On 10/31/2005 04:04 PM, Jonathan Turkanis wrote:
In the above example, the filter is automatically closed at the end of main; this causes the gzip footer to be written. But since no data was ever compressed, the gzip header has never been written.
I guess this is a bug of some sort. What behavior would you expect in this case? It seems to me it would make the most sense to output data in the gzip format representing a 0-length file.
That would also make sense to me, but it would be inconsistent with the bzip2_compressor behavior, which doesn't write any footer if there was no header.
I can't really change the behavior of bzip2, since it's just a wrapper around libbz2, whereas with gzip I implemented the header and footers myself. I wouldn't worry too much about consistency, since this is a corner case.
Well, anyway is fine for me personally, as long as the resulting file is a valid gzip/bzip2 file (which isn't the case with gzip in 1.33.0). Although, strictly speaking, a zero-length file isn't either a gzip nor a bzip2 file, most people will be able to cope with it nevertheless. So I don't feel strongly about it either way. But people still may expect (as I did) that changing between gzip_compressor and bzip2_compressor would maintain this same invariant. So I would prefer having both writing nothing to the stream in this case, than having them behaving differently (since bzip2 can't be changed easily). Would you find it too ugly/wrong to modify gzip_compressor to delay the writing of the header until some data would be sent?
And also it would create an impossibility of just visiting a file in append mode, without writing any data to it.

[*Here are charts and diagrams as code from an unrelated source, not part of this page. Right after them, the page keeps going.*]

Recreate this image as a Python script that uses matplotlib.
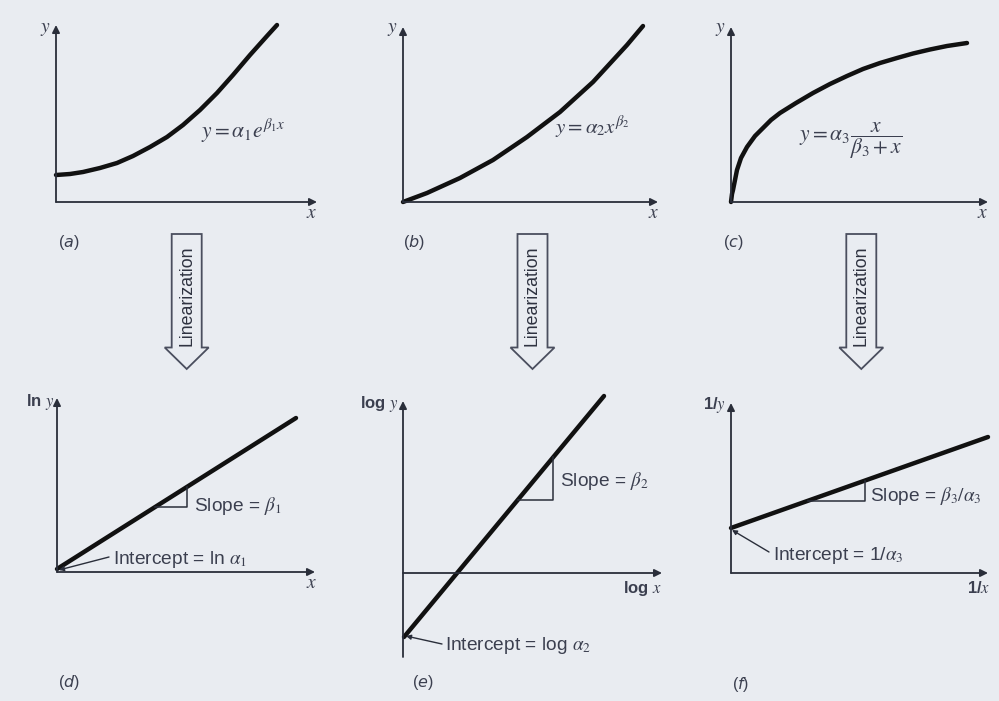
import numpy as np
import matplotlib
matplotlib.use("Agg")
import matplotlib.pyplot as plt
from matplotlib.patches import Polygon

# ---------------- data (units = offsets from each panel's origin) ----------------
# (a) exponential model
a_x = [0, 14, 27, 44, 61, 77, 94, 111, 127, 144, 161, 177, 194, 211, 221]
a_y = [27, 28, 30, 34, 39, 46, 55, 65, 77, 92, 109, 127, 147, 166, 177]
# (b) power model
b_x = [0, 24, 57, 90, 124, 157, 190, 224, 240]
b_y = [0, 9, 24, 42, 65, 90, 120, 157, 176]
# (c) saturation-growth-rate model
c_x = [0, 1, 2, 4, 6, 10, 16, 24, 32, 40, 49, 65, 82, 99, 116, 132, 149, 166, 182, 199, 216, 236]
c_y = [0, 8, 12, 22, 32, 44, 55, 66, 74, 82, 89, 99, 109, 118, 126, 133, 139, 144, 148.5, 152.5, 156, 159]
# (d) ln y vs x
d_x = [0, 239]
d_y = [3, 154]
d_tri_x = [98, 130]
# (e) log y vs log x
e_x = [1, 201]
e_y = [-64, 177]
e_tri_x = [115, 150]
# (f) 1/y vs 1/x
f_x = [0, 257]
f_y = [45, 136]
f_tri_x = [77, 134]

BG = "#e9ecf1"
CURVE = "#111111"
AXC = "#2a2e3a"
TXT = "#3b3f4f"
SANS = ["Liberation Sans", "DejaVu Sans"]

W, H = 999, 701
fig = plt.figure(figsize=(W / 100, H / 100), dpi=100, facecolor=BG)
plt.rcParams["mathtext.fontset"] = "stix"


def panel(ox, oy, xmin, xmax, ymin, ymax):
    ax = fig.add_axes([(ox + xmin) / W, 1 - (oy - ymin) / H,
                       (xmax - xmin) / W, (ymax - ymin) / H])
    ax.set_xlim(xmin, xmax)
    ax.set_ylim(ymin, ymax)
    ax.axis("off")
    ax.patch.set_visible(False)
    return ax


def axes_arrows(ax, xtip, ytip, ybot=0):
    kw = dict(arrowstyle="-|>", color=AXC, lw=1.3, mutation_scale=11,
              shrinkA=0, shrinkB=0)
    ax.annotate("", xy=(xtip, 0), xytext=(0, 0), arrowprops=kw, annotation_clip=False)
    ax.annotate("", xy=(0, ytip), xytext=(0, ybot), arrowprops=kw, annotation_clip=False)


def curve(ax, x, y):
    ax.plot(x, y, color=CURVE, lw=3.2, solid_capstyle="round",
            solid_joinstyle="round", clip_on=False)


def slope_tri(ax, lx, ly, tx):
    y0 = np.interp(tx[0], lx, ly)
    y1 = np.interp(tx[1], lx, ly)
    ax.plot([tx[0], tx[1], tx[1]], [y0, y0, y1], color=AXC, lw=1.1, clip_on=False)


# top row
axa = panel(56, 202, -10, 275, -10, 190)
axes_arrows(axa, 261, 177)
curve(axa, a_x, a_y)

axb = panel(403, 202, -10, 270, -10, 190)
axes_arrows(axb, 255, 175)
curve(axb, b_x, b_y)

axc = panel(731, 202, -10, 268, -10, 190)
axes_arrows(axc, 257, 175)
curve(axc, c_x, c_y)

# bottom row
axd = panel(57, 572, -10, 270, -10, 185)
axes_arrows(axd, 258, 174)
curve(axd, d_x, d_y)
slope_tri(axd, d_x, d_y, d_tri_x)

axe = panel(403, 573, -10, 270, -95, 185)
axes_arrows(axe, 259, 172, ybot=-84)
curve(axe, e_x, e_y)
slope_tri(axe, e_x, e_y, e_tri_x)

axf = panel(731, 573, -10, 268, -10, 185)
axes_arrows(axf, 257, 170)
curve(axf, f_x, f_y)
slope_tri(axf, f_x, f_y, f_tri_x)

# ---------------- overlay in pixel coordinates for annotations ----------------
lay = fig.add_axes([0, 0, 1, 1])
lay.set_xlim(0, W)
lay.set_ylim(H, 0)
lay.axis("off")
lay.patch.set_visible(False)


def t(x, y, s, size=12, ha="center", va="center", **kw):
    lay.text(x, y, s, fontsize=size, ha=ha, va=va, color=TXT,
             family=SANS, math_fontfamily="stix", **kw)


# axis labels
for (x, y) in [(45, 29), (392, 29), (720, 30)]:
    t(x, y, "$y$", size=14)
for (x, y) in [(312, 213), (654, 213), (983, 213), (312, 583)]:
    t(x, y, "$x$", size=14)
t(54, 402, r"ln $y$", size=12, ha="right", weight="bold")
t(399, 404, r"log $y$", size=12, ha="right", weight="bold")
t(726, 405, r"1/$y$", size=12, ha="right", weight="bold")
t(662, 588, r"log $x$", size=12, ha="right", weight="bold")
t(990, 588, r"1/$x$", size=12, ha="right", weight="bold")

# equations
t(243, 131, r"$y = \alpha_1 e^{\beta_1 x}$", size=15.5)
t(592, 127, r"$y = \alpha_2 x^{\beta_2}$", size=15)
t(851, 141, r"$y = \alpha_3 \dfrac{x}{\beta_3 + x}$", size=15.5)

# slope / intercept labels
t(194, 506, r"Slope = $\beta_1$", size=13.8, ha="left")
t(560, 481, r"Slope = $\beta_2$", size=13.8, ha="left")
t(870, 496, r"Slope = $\beta_3/\alpha_3$", size=13.8, ha="left")
t(113, 560, r"Intercept = ln $\alpha_1$", size=13.8, ha="left")
t(445, 646, r"Intercept = log $\alpha_2$", size=13.8, ha="left")
t(773, 555, r"Intercept = 1/$\alpha_3$", size=13.8, ha="left")

lead = dict(arrowstyle="-|>", color=AXC, lw=1.0, mutation_scale=7,
            shrinkA=0, shrinkB=0)
lay.annotate("", xy=(59, 570), xytext=(109, 557), arrowprops=lead)
lay.annotate("", xy=(406, 636), xytext=(442, 644), arrowprops=lead)
lay.annotate("", xy=(732, 530), xytext=(769, 552), arrowprops=lead)

# panel tags
for (x, y, s) in [(58, 242, "a"), (403, 242, "b"), (723, 242, "c"),
                  (58, 683, "d"), (412, 683, "e"), (732, 685, "f")]:
    lay.text(x, y, "(" + r"$\mathit{" + s + "}$" + ")", fontsize=11.5, ha="left",
             va="center", color=TXT, family=SANS, math_fontfamily="dejavusans")

# Linearization arrows
for cx in [186.7, 532.5, 861.3]:
    pts = [(cx - 15, 234), (cx + 15, 234), (cx + 15, 347.5), (cx + 22, 347.5),
           (cx, 369), (cx - 22, 347.5), (cx - 15, 347.5)]
    lay.add_patch(Polygon(pts, closed=True, facecolor=BG, edgecolor="#4a4e5e", lw=1.3))
    lay.text(cx, 296, "Linearization", rotation=90, fontsize=12.8, ha="center",
             va="center", color="#2e3240", family=SANS)

fig.savefig("out.png", dpi=100, facecolor=BG)
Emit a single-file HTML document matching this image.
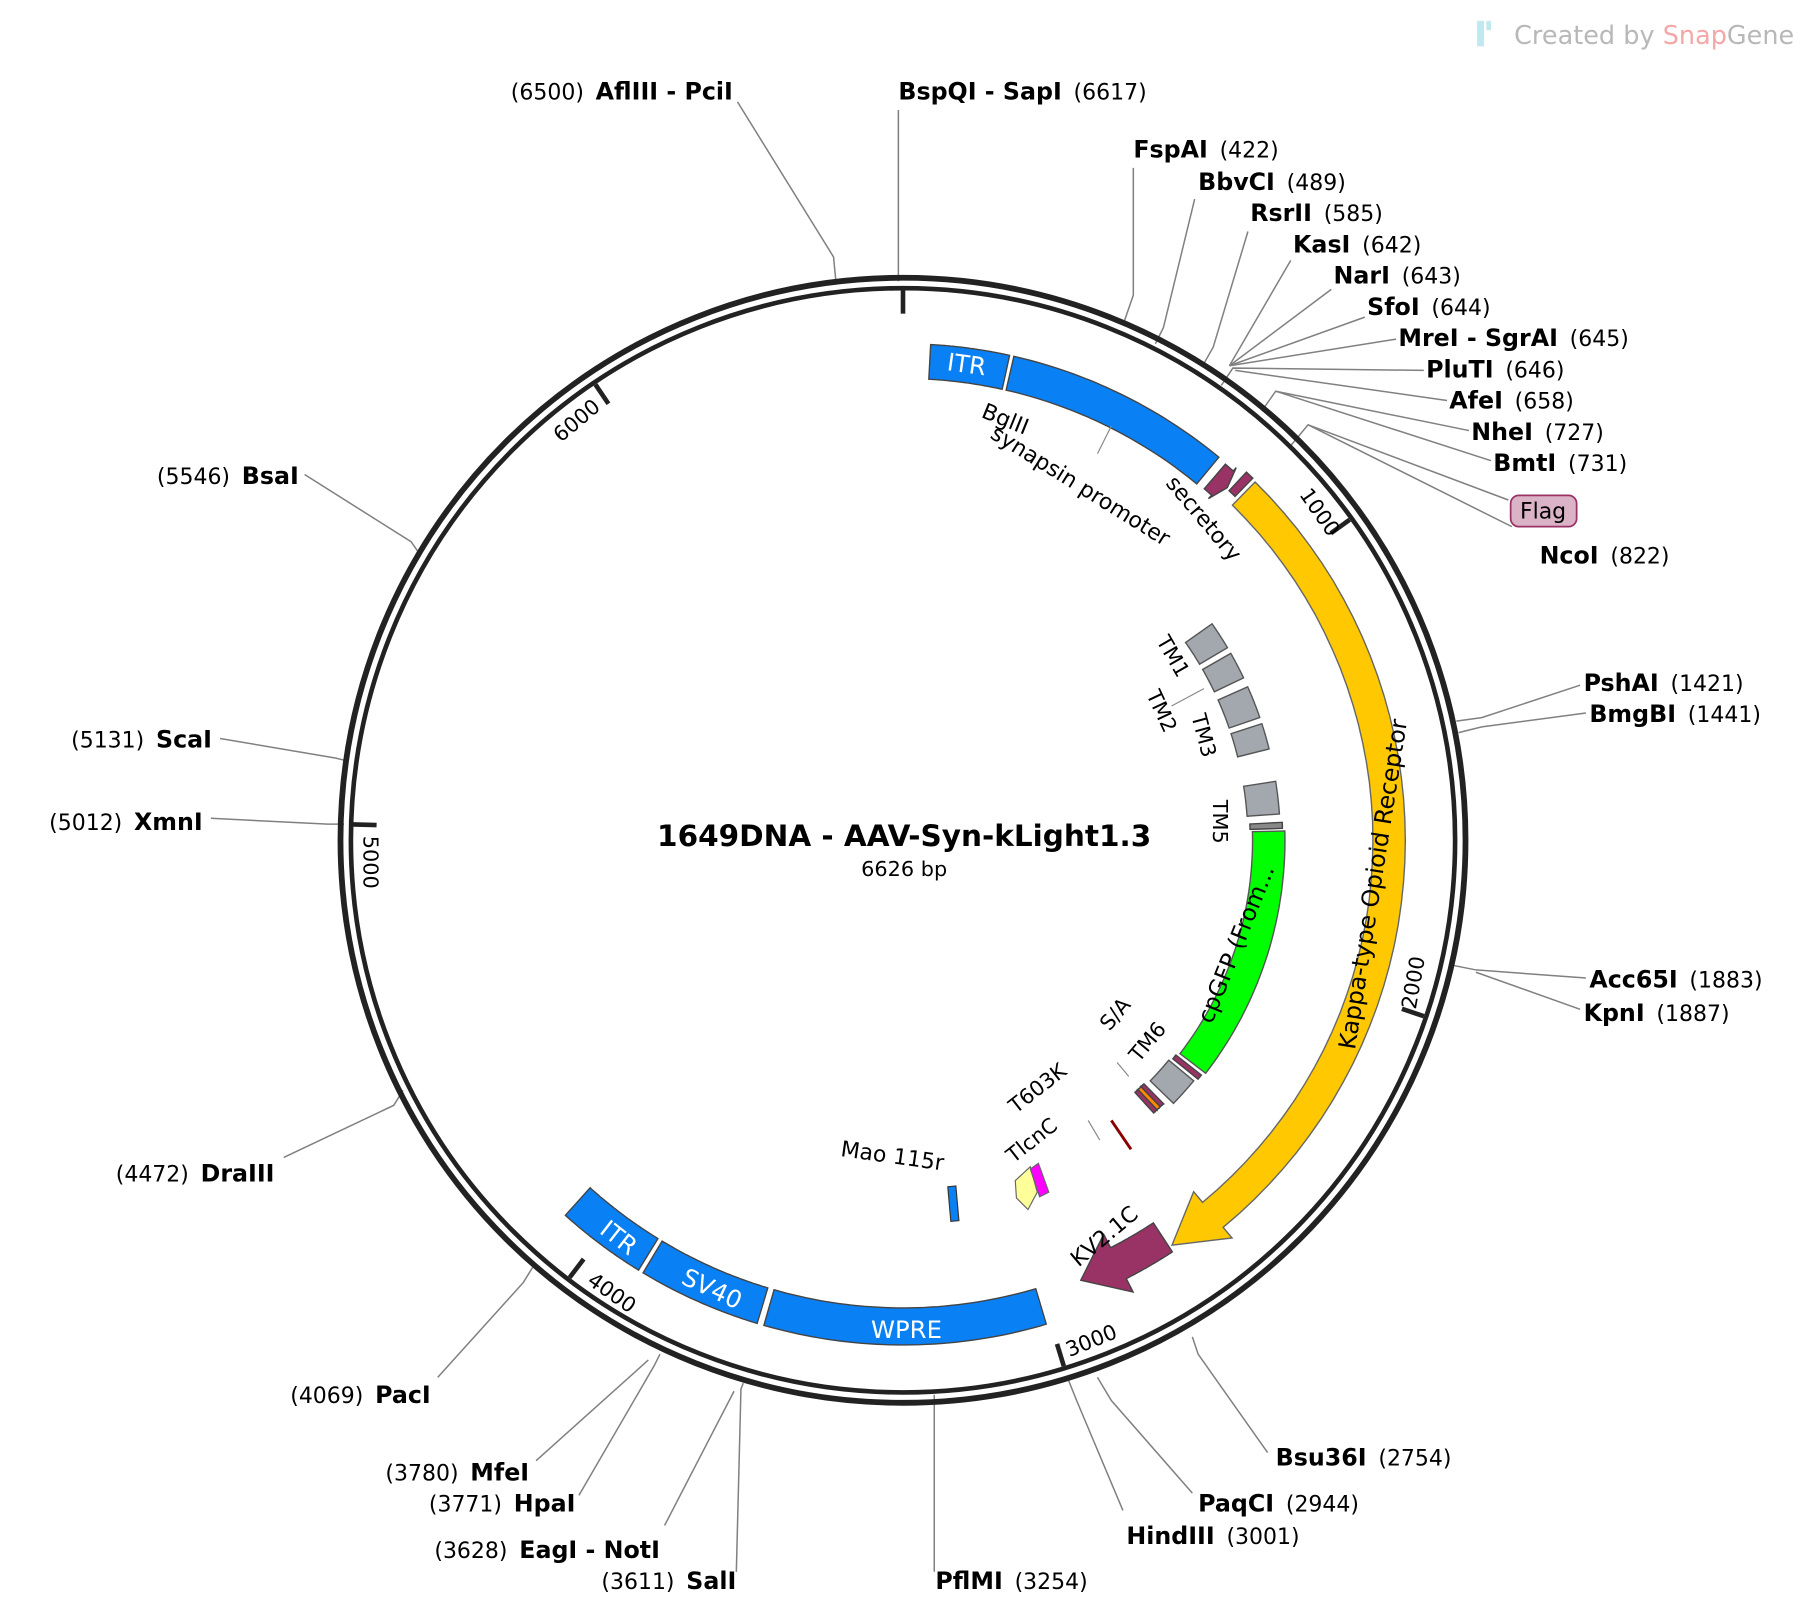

I don't follow. What do you want to be able to do?
Well, suppose a program keeps a log file which is gzipped. Every time the program runs, and opens the log file in append mode, some data gets written to the file, even if the program exits without logging any information, which would make the file grow continuously, albeit slowly. Of course, the obvious workaround would be to delay the opening of the logfile until there's some data to be written. But that may be less convenient and/or intuitive. I realize that this may not be smart to start with, since writing small chunks to a compressed file in this way makes the file sometimes much larger than if it were uncompressed. That's why I said that the ideal solution would be to be able to open the file, push it into a filtering_stream with bzip_compressor, and then seek to the end, in a way that the footer and header would be only at the end and at the beginning of the file, and not between the chunks that were written between opens. I'm just not sure how easy/possible it is to implement that.
This could be fixed if gzip_compressor were seekable. Is this possible to be implemented?
The only way I can see to implement this would be to buffer all i/o and only compress or decompress it when the stream is closed. This could be implemented as an adapter that would work with almost any filter, so I wouldn't want to build it into gzip. I'll put this on my list of possibilities for 1.34.
So the entire uncompressed file would be in memory? Doesn't the
gzip/bzip2 interface provide a more efficient alternative? Not even to
seek only forward?
--
Tiago de Paula Peixoto